What Causes PMS?
From a naturopathic perspective, the main causes of PMS are poor diet, lack of exercise, and liver and bowel congestion.
Many different chemicals from many different sources—including our food and water supply and body care or household products—resemble human estrogen, and these hormone imposters cause estrogen dominance in both men and women. Some forms of PMS are due to estrogen excess. Low thyroid function (hypothyroidism) has also been found to be a cause of PMS in some women.
There are different forms of PMS (you may be a combination of types):
- PMS-A (Anxiety) affects 65–75 percent of women with PMS. It’s usually caused by estrogen dominance.
- PMS-C (Cravings) affects 24–35 percent of women with PMS, usually due to blood sugar imbalances.
- PMS-D (Depression) affects 23–37 percent of women with PMS, often due to estrogen dominance.

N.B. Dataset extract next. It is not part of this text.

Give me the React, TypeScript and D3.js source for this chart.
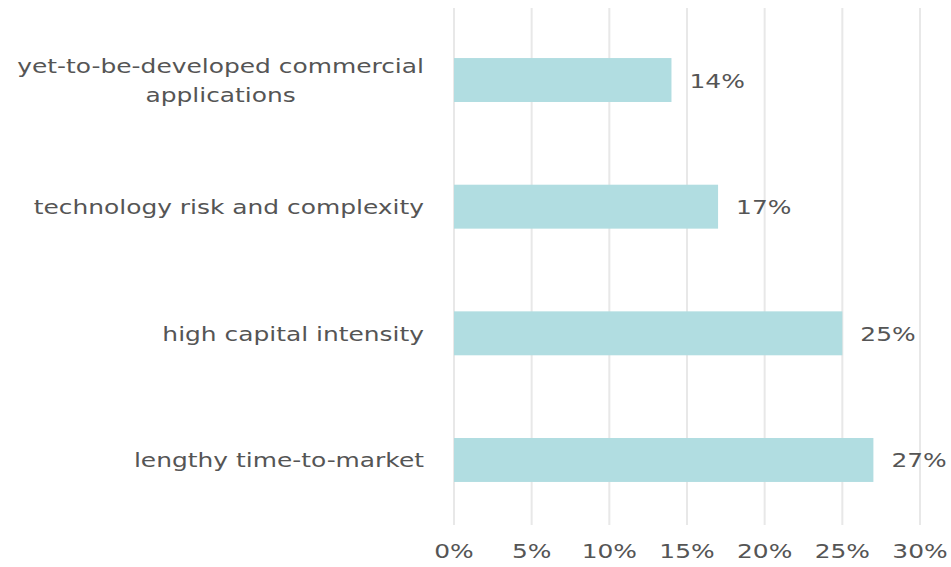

- PMS-H (Hyperhydration) affects about 60 percent of women with PMS. It’s often caused by an increase in adrenal stress hormones.
7 Natural Remedies for PMS Symptoms
Although there is no “one size fits all” remedy, the following supplements have proven to be helpful for the majority of women with PMS over my 25 years in clinical practice.
- Indole-3-carbinol (I-3-C), diindolylmethane (DIM), and calcium D-glucarate help with the breakdown of harmful estrogens. Milk thistle and other herbs to support removal of toxic byproducts are also helpful.
- Chasteberry, also known as vitex, is the No. 1 botanical remedy used in Europe to treat PMS symptoms. Its action in the body increases progesterone levels relative to estrogen levels.
- Vitamin B can be very helpful for the relief of PMS symptoms such as edema, bloating, breast pain, depression, and irritability. Some women find that increasing vitamin B to 150–250 mg per day one week prior to menstruation helps.
- Prebiotics and probiotics are important for keeping the microbiome healthy. Probiotics, a type of good bacteria, help to restore the gut microbiome. Prebiotics are fermentable fibers that provide a source of food for gut microorganisms, and they are at least as important as probiotics in maintaining microbiome health. This is crucial not only for hormone health, but also for mental health because the majority of serotonin is produced in the gut, which also affects our toxin and hormone balance—approximately 50 percent of the estrogen “couples” formed in the liver are excreted into the intestines via bile. The successful journey of these “couples” through the intestines requires healthy microflora.
- Omega-3 fatty acids block the formation of an inflammatory prostaglandin that promotes inflammation and pain. Fish oil is also effective in controlling cravings. Try 2–4 Tbs. of flax oil daily or 2,000–3,000 mg of fish oil.
- Evening primrose oil, when taken monthly at least three to five days prior to the usual onset of symptoms has been shown to be extremely effective in the treatment of PMS. Take 1,000–2,000 mg daily.
- Magnesium can be very helpful for PMS symptoms such as anxiety, depression, irritability, and headaches. Some studies show lower levels of magnesium in women with PMS.
Diet and Exercise to Control PMS Symptoms
To minimize symptoms of PMS, avoid or reduce your intake of dairy products as much as possible.
There are many different foods that can make symptoms of PMS worse, and diet is critical not only for PMS but also for most hormone imbalances. Generally, it has been found that PMS sufferers consume more refined sugars and carbohydrates, salt, and dairy products than women who do not experience PMS. In addition to supplements, the following dietary and lifestyle changes can help minimize the symptoms of PMS:
- Exercise—studies show that women who exercise regularly do not suffer from PMS as severely or as often as those who lead a sedentary lifestyle.
- Avoid or reduce your intake of dairy products such as cheese and milk; organic yogurt in moderation is fine.
- Increase your intake of high-fiber foods such as brown rice, quinoa, millet, and barley.
- Try to purchase hormone-free animal products.
- Avoid caffeine and chocolate, particularly a week or so before PMS would normally start.
- Avoid bad fats—heated oils, margarines, fried foods, etc.
- Avoid excess salt if you suffer from water retention.
- Drink at least 1.5 liters of filtered water daily.
- Avoid refined sugars and carbohydrates.
- Be aware of sources of estrogen imposters (xenoestrogens) in foods, makeup, and household products. The Environmental Working Group (ewg.org) is a good source of information.